The challenger’s campaign will be worried by the news that just 33 per cent of those who intend to vote for him, and 12 per cent of the overall selectorate, believe that he can win the next general election.

This is a severe blow to a campaign built on a guarantee of electability.

See also: Jeremy Corbyn is behind Theresa May among Labour supporters

4 Responses to “Poll: Corbyn will hold leadership with increased mandate”

  1. Just Cann

    The 172 MPS who voted no confidence in the party leader have shown their contempt for the labour party members. Corby will win again. The party members are not going to allow the labour MPs to sabotage the labour party again. The labour party belongs to the members on one member one vote basis. An MP is no more important than a member. One MP equals one member.

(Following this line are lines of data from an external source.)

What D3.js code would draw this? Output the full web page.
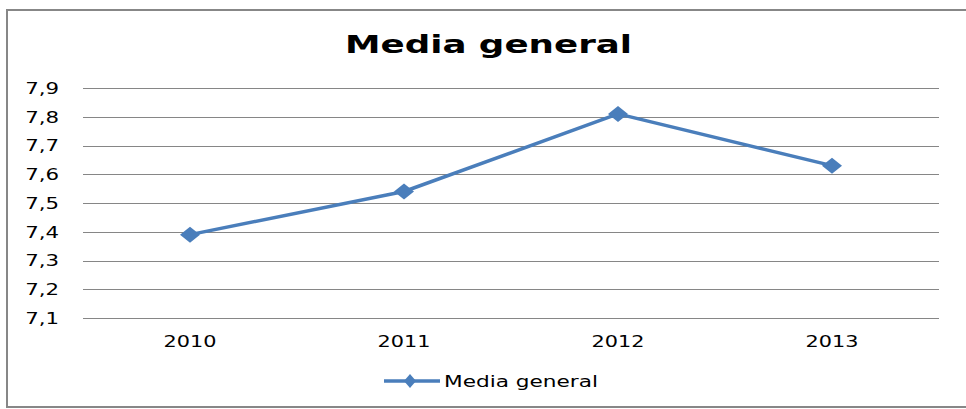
<!DOCTYPE html>
<html><head><meta charset="utf-8">
<script src="https://cdn.jsdelivr.net/npm/d3@7"></script>
<style>body{margin:0;background:#fff}svg{display:block}</style>
</head><body>
<svg id="c" width="966" height="409"></svg>
<script>
const categories = ["2010", "2011", "2012", "2013"];
const values = [7.39, 7.54, 7.81, 7.63];
const yTicks = [7.1, 7.2, 7.3, 7.4, 7.5, 7.6, 7.7, 7.8, 7.9];
const seriesName = "Media general";
const title = "Media general";

const svg = d3.select("#c");
const W = 966;
const color = "#4a7ebb";
const font = "DejaVu Sans, Verdana, sans-serif";

// frame
svg.append("rect").attr("x", 7).attr("y", 10).attr("width", W).attr("height", 397)
  .attr("fill", "#fff").attr("stroke", "#878787").attr("stroke-width", 2);

const x = d3.scaleBand().domain(categories).range([83, 939]);
const y = d3.scaleLinear().domain([7.1, 7.9]).range([318, 88]);

// gridlines
svg.append("g").selectAll("line").data(yTicks).join("line")
  .attr("x1", 83).attr("x2", 939)
  .attr("y1", d => Math.round(y(d)) + 0.5).attr("y2", d => Math.round(y(d)) + 0.5)
  .attr("stroke", "#868686").attr("stroke-width", 1);

// y axis labels
const yAxis = d3.axisLeft(y).tickValues(yTicks).tickSize(0).tickPadding(0)
  .tickFormat(d => d3.format(".1f")(d).replace(".", ","));
const gy = svg.append("g").attr("transform", "translate(59,0)").call(yAxis);
gy.select(".domain").remove();
gy.selectAll("text").attr("font-family", font)
  .attr("font-size", 15).attr("fill", "#000").attr("dy", "0.36em")
  .attr("transform", "scale(1.42,1)");

// x axis labels
const xAxis = d3.axisBottom(x).tickSize(0).tickPadding(0);
const gx = svg.append("g").attr("transform", "translate(0,336)").call(xAxis);
gx.select(".domain").remove();
gx.selectAll("text").attr("font-family", font)
  .attr("font-size", 16).attr("fill", "#000")
  .attr("transform", "scale(1.3,1)");

// title
svg.append("text").attr("x", 345).attr("y", 53)
  .attr("font-family", font).attr("font-weight", "bold")
  .attr("font-size", 25).attr("fill", "#000")
  .attr("textLength", 287).attr("lengthAdjust", "spacingAndGlyphs").text(title);

// diamond symbol (wider than tall, as in the reference)
const diamondType = (rx, ry) => ({
  draw(ctx) { ctx.moveTo(-rx, 0); ctx.lineTo(0, -ry); ctx.lineTo(rx, 0); ctx.lineTo(0, ry); ctx.closePath(); }
});

// line
const cx = c => x(c) + x.bandwidth() / 2;
const line = d3.line().x((d, i) => cx(categories[i])).y(d => y(d));
svg.append("path").datum(values).attr("d", line).attr("fill", "none")
  .attr("stroke", color).attr("stroke-width", 3.5).attr("stroke-linejoin", "round");

svg.append("g").selectAll("path").data(values).join("path")
  .attr("transform", (d, i) => `translate(${cx(categories[i])},${y(d)})`)
  .attr("d", d3.symbol().type(diamondType(10, 8))()).attr("fill", color);

// legend
const lg = svg.append("g");
lg.append("line").attr("x1", 384).attr("x2", 440).attr("y1", 381).attr("y2", 381)
  .attr("stroke", color).attr("stroke-width", 3.5);
lg.append("path").attr("transform", "translate(410,381)")
  .attr("d", d3.symbol().type(diamondType(6, 7))()).attr("fill", color);
lg.append("text").attr("x", 444).attr("y", 387).attr("font-family", font)
  .attr("font-size", 16).attr("fill", "#000")
  .attr("textLength", 154).attr("lengthAdjust", "spacingAndGlyphs").text(seriesName);
</script>
</body></html>
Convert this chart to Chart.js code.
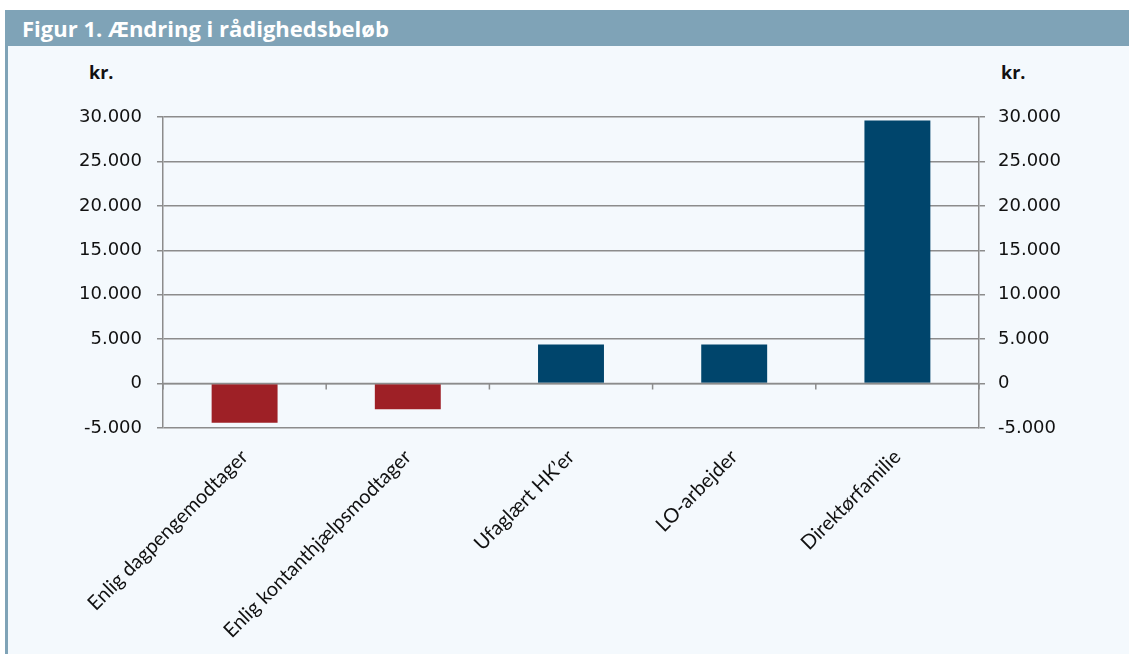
<!DOCTYPE html>
<html lang="da">
<head>
<meta charset="utf-8">
<title>Figur 1. Ændring i rådighedsbeløb</title>
<script src="https://cdn.jsdelivr.net/npm/chart.js@4"></script>
<style>
  html, body { margin: 0; padding: 0; background: #ffffff; }
  #ramme { position: relative; width: 1129px; height: 654px; overflow: hidden; }
  #titel {
    position: absolute; left: 5px; top: 10px; right: 0; height: 36px;
    background: #7fa3b7; color: #ffffff;
    font: bold 22px "Open Sans", Lato, sans-serif;
    line-height: 36px; padding-left: 17px; box-sizing: border-box;
  }
  #flade {
    position: absolute; left: 5px; top: 46px; right: 0; bottom: 0;
    background: #f4f9fd; border-left: 3px solid #7fa3b7;
  }
  .enhed { position: absolute; top: 60px; font: bold 18px "Open Sans", sans-serif; color: #111; }
  #graf-boks { position: absolute; left: 8px; top: 46px; width: 1121px; height: 608px; }
</style>
</head>
<body>
<div id="ramme">
  <div id="titel">Figur 1. Ændring i rådighedsbeløb</div>
  <div id="flade"></div>
  <div class="enhed" style="left:89px">kr.</div>
  <div class="enhed" style="left:1001px">kr.</div>
  <div id="graf-boks"><canvas id="graf" width="1121" height="608"></canvas></div>
</div>
<script>
  // Data
  const kategorier = [
    'Enlig dagpengemodtager',
    'Enlig kontanthjælpsmodtager',
    'Ufaglært HK\u2019er',
    'LO-arbejder',
    'Direktørfamilie'
  ];
  const vaerdier = [-4400, -2900, 4400, 4400, 29600];
  const yMin = -5000;
  const yMax = 30000;
  const yTrin = 5000;

  const roed = '#9e2026';
  const blaa = '#00456c';
  const gitter = '#8c8c8c';

  // Dansk talformat: 30.000
  function formaterTal(v) {
    return String(v).replace(/\B(?=(\d{3})+(?!\d))/g, '.');
  }

  // Små streger på 0-linjen mellem kategorierne
  const nulStreger = {
    id: 'nulStreger',
    afterDatasetsDraw(chart) {
      const x = chart.scales.x;
      const y = chart.scales.y;
      const ctx = chart.ctx;
      const y0 = y.getPixelForValue(0);
      const halv = (x.getPixelForValue(1) - x.getPixelForValue(0)) / 2;
      ctx.save();
      ctx.strokeStyle = gitter;
      ctx.lineWidth = 1.5;
      ctx.beginPath();
      ctx.moveTo(chart.chartArea.left, y0);
      ctx.lineTo(chart.chartArea.right, y0);
      for (let i = 0; i <= kategorier.length; i++) {
        const px = x.getPixelForValue(i) - halv;
        ctx.moveTo(px, y0);
        ctx.lineTo(px, y0 + 6);
      }
      ctx.stroke();
      ctx.restore();
    }
  };

  const tickFont = { family: '"DejaVu Sans", sans-serif', size: 18 };

  new Chart(document.getElementById('graf'), {
    type: 'bar',
    data: {
      labels: kategorier,
      datasets: [{
        data: vaerdier,
        backgroundColor: vaerdier.map(v => v < 0 ? roed : blaa),
        borderWidth: 0,
        categoryPercentage: 1,
        barPercentage: 0.404,
        yAxisID: 'y'
      }]
    },
    options: {
      responsive: false,
      animation: false,
      layout: { padding: { top: 71, left: 0, right: 0, bottom: 0 } },
      plugins: { legend: { display: false }, tooltip: { enabled: false } },
      scales: {
        x: {
          grid: { display: false, drawTicks: false },
          border: { display: false },
          ticks: {
            color: '#111',
            font: { family: 'Lato, sans-serif', size: 20 },
            maxRotation: 45, minRotation: 45,
            padding: 17
          },
          afterFit(s) { s.height = 226; }
        },
        y: {
          position: 'left',
          min: yMin, max: yMax,
          grid: { color: gitter, lineWidth: 1.5, tickLength: 6 },
          border: { color: gitter, width: 1.5 },
          ticks: {
            stepSize: yTrin, color: '#111', font: tickFont, padding: 15,
            callback: v => formaterTal(v)
          },
          afterFit(s) { s.width = 155; }
        },
        y2: {
          position: 'right',
          min: yMin, max: yMax,
          grid: { color: gitter, lineWidth: 1.5, tickLength: 6, drawOnChartArea: false },
          border: { color: gitter, width: 1.5 },
          ticks: {
            stepSize: yTrin, color: '#111', font: tickFont, padding: 13,
            callback: v => formaterTal(v)
          },
          afterFit(s) { s.width = 150; }
        }
      }
    },
    plugins: [nulStreger]
  });
</script>
</body>
</html>
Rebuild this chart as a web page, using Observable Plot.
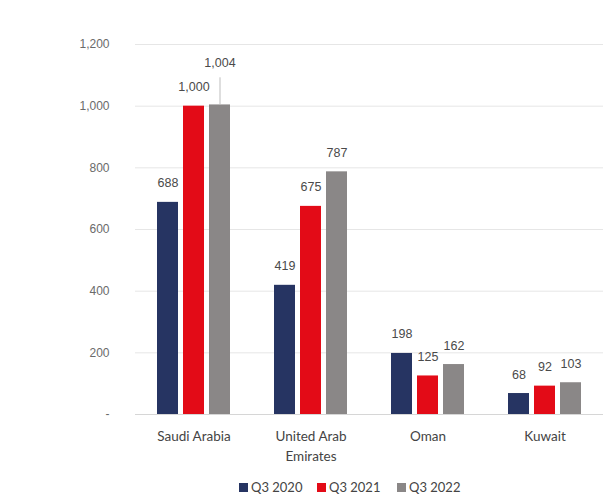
<!DOCTYPE html>
<html>
<head>
<meta charset="utf-8">
<script src="https://cdn.jsdelivr.net/npm/d3@7"></script>
<script src="https://cdn.jsdelivr.net/npm/@observablehq/plot@0.6"></script>
<style>
  html, body { margin: 0; padding: 0; background: #fff; }
  #chart svg { display: block; }
  .legend { position: relative; height: 21px; font-family: Lato, "Open Sans", sans-serif; font-size: 13px; color: #444; }
  .legend .item { position: absolute; top: 0; line-height: 24px; display: flex; align-items: center; white-space: nowrap; }
  .legend .sw { width: 9px; height: 9px; margin-right: 3px; display: inline-block; }
</style>
</head>
<body>
<div id="chart"></div>
<div class="legend" id="legend"></div>
<script>
const countries = ["Saudi Arabia", "United Arab Emirates", "Oman", "Kuwait"];
const periods = ["Q3 2020", "Q3 2021", "Q3 2022"];
const q3_2020 = [688, 419, 198, 68];
const q3_2021 = [1000, 675, 125, 92];
const q3_2022 = [1004, 787, 162, 103];
const yTicks = [0, 200, 400, 600, 800, 1000, 1200];
const colors = ["#263462", "#e30b17", "#8a8787"];

const series = [q3_2020, q3_2021, q3_2022];
const data = countries.flatMap((c, i) => periods.map((p, j) => ({country: c, period: p, value: series[j][i]})));
const fmt = d3.format(",");
const isMoved = d => d.country === "Saudi Arabia" && d.period === "Q3 2022";
const sans = "Liberation Sans, Arial, sans-serif";

const chart = Plot.plot({
  width: 603,
  height: 475,
  marginLeft: 135,
  marginRight: 0,
  marginTop: 44,
  marginBottom: 61,
  style: {fontFamily: sans, background: "#fff"},
  fx: {domain: countries, padding: 0, label: null},
  x: {domain: periods, paddingInner: 0.19, paddingOuter: 0.845, axis: null},
  y: {domain: [0, 1200], axis: null},
  color: {domain: periods, range: colors},
  marks: [
    Plot.ruleY(yTicks.filter(d => d > 0), {stroke: "#e6e6e6"}),
    Plot.ruleY([0], {stroke: "#d6d6d6"}),
    Plot.axisY(yTicks, {
      tickSize: 0, tickPadding: 26, fontSize: 12, fill: "#6a6a6a", label: null, fontFamily: sans,
      tickFormat: d => d === 0 ? "-" : fmt(d)
    }),
    Plot.axisFx({
      anchor: "bottom",
      tickSize: 0, tickPadding: 13, fontSize: 13.5, fill: "#444", label: null, lineHeight: 1.45,
      fontFamily: "Lato, 'Open Sans', sans-serif",
      tickFormat: d => d === "United Arab Emirates" ? "United Arab\nEmirates" : d
    }),
    Plot.barY(data, {fx: "country", x: "period", y: "value", fill: "period"}),
    Plot.text(data.filter(d => !isMoved(d)), {
      fx: "country", x: "period", y: "value", text: d => fmt(d.value),
      dy: -19, fontSize: 12.5, fill: "#4a4a4a", fontFamily: sans
    }),
    Plot.ruleX(data.filter(isMoved), {
      fx: "country", x: "period", y1: "value", y2: d => d.value + 88, stroke: "#bdbdbd", strokeWidth: 1
    }),
    Plot.text(data.filter(isMoved), {
      fx: "country", x: "period", y: "value", text: d => fmt(d.value),
      dy: -42, fontSize: 12.5, fill: "#4a4a4a", fontFamily: sans
    })
  ]
});
document.getElementById("chart").append(chart);

const legend = document.getElementById("legend");
const lefts = [239, 317, 397];
periods.forEach((p, i) => {
  const item = document.createElement("div");
  item.className = "item";
  item.style.left = lefts[i] + "px";
  const sw = document.createElement("span");
  sw.className = "sw";
  sw.style.background = colors[i];
  item.append(sw, document.createTextNode(p));
  legend.append(item);
});
</script>
</body>
</html>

    Members want the whole of the NEC to be elected by one member one vote process. The labour party National Executive Committee (NEC ) are protecting the unreasonable MPs from being held to account by members, with NEC threats to suspend and expel any member who challenges the MPs to be accountable. NEC has shown contempt for the labour party members. 130,000 members were excluded from voting. Also the NEC have unreasonably suspended and expelled part members without giving them detailed reasons for the suspensions and expulsions. Members are now demanding that all of the NEC should be elected by one member one vote no matter how much the MPs and those who support the sabotaging MPS will try to avoid it, members will succeed to have the whole of the NEC elected by one member one vote.

    Presently under the labour party rules if the members wish they can replace MP with the trigger ballot and the bad way the 172 MPs have behaved to bring the labour party into disrepute, members will make sure that the trigger ballot rule is used to subject these MPs to reselection contest against other candidates. One thing all members will never forget is that in each Branch members can hold a no confidence vote in their MP anytime because the precedence of no confidence vote has been set by the 172 MPs when they held no confidence vote in Corbyn the leader. The no confidence vote in the MPs could start anytime from now to the general election.

  2. Imran Khan

    The Labour MPs are responsible to their electorate and Parliament before they are to the party members. It’s as simple as that. A likely scenario is that if there are large scale de-selections for which the opportunity will be the boundary changes then many de-selected MPs will stand as independents and either win against the official Corbyite candidates or split the vote so that the Tories win. We are looking at a Tory majority of a hundred seats or more.

  3. Danny Dayus

    So, in the event of large numbers of of MPs being effectively deselected by their own local Parties, during the reorganisation of candidates into changed constituency boundaries, and assuming that Corbyn wins reselection as leader, Imran Khan suggests that it is “likely” that many MPs will stand as independents against Labour, splitting the vote and returning a super-majority for the Tories. I hope that anyone who has the interests of Labour at heart would condemn the very possibility of such betrayal by MPs.

    I do see the reasoning of such people. Politicians are inherently likely to be so full of their own self-worth that they think that all people who voted for them must necessarily share all of their views. They would, of course, be blindly misled by their own ego and ideology. The fact is that they received a mandate from however many voters, not because they are God’s gift to the poor, but to a greatly practical extent because each represented a political Party that they supported. All Labour MPs implicitly accepted such as fact when they applied for selection as candidates, and also when they stood under the Labour banner during the election campaign. Otherwise they would, or should, have stood as independents last time. Anyone who says otherwise is being disingenuous. One cannot have one’s large annual cake and trash the bakery at the same time.

    Another cruder, but perhaps more salient simile comes to mind. The coarse amongst us (myself included, it seems) sometimes debate as to whether it is best to have ones detractors inside pissing out, or outside pissing in. However, There’s never any doubt over the stupid dysfunctionality of having them both inside AND pissing in. However refined their language, Labour Party members know that to be the case, and when they see the people that they voted to represent them apparently conspiring to systematically undermine the Labour Party that they hold dear – an organisation of millions throughout history that is politically more important than any one of us – such members would be entirely justified in deciding to find another person to represent their interests in Parliament.

    MPs may try to counter that they are representatives – not delegates – and that they have a right (even an obligation to their own integrity) to follow their own views. Unfortunately, such MPs would be wrong again, since they would be holding the contradictory positions of both claiming obligation to voters’ wishes AND the right to vote according to their conscience. They would, in other words, be stuffing themselves at the trashed bakery, whilst pissing on themselves. Perhaps life inside the “Westminster Bubble” enables such strange para-logical twists and turns. But, for the sake of decency alone, I hope that such MPs would stand down in advance of such actions.

  4. Mike Bartlett

    It is amazing how tortuous the language of the righteous can become when attempting to construct pseudo-logical arguments in favour of irrational believe. It is even worse when the true object of the author’s prose is an exercise in vanity.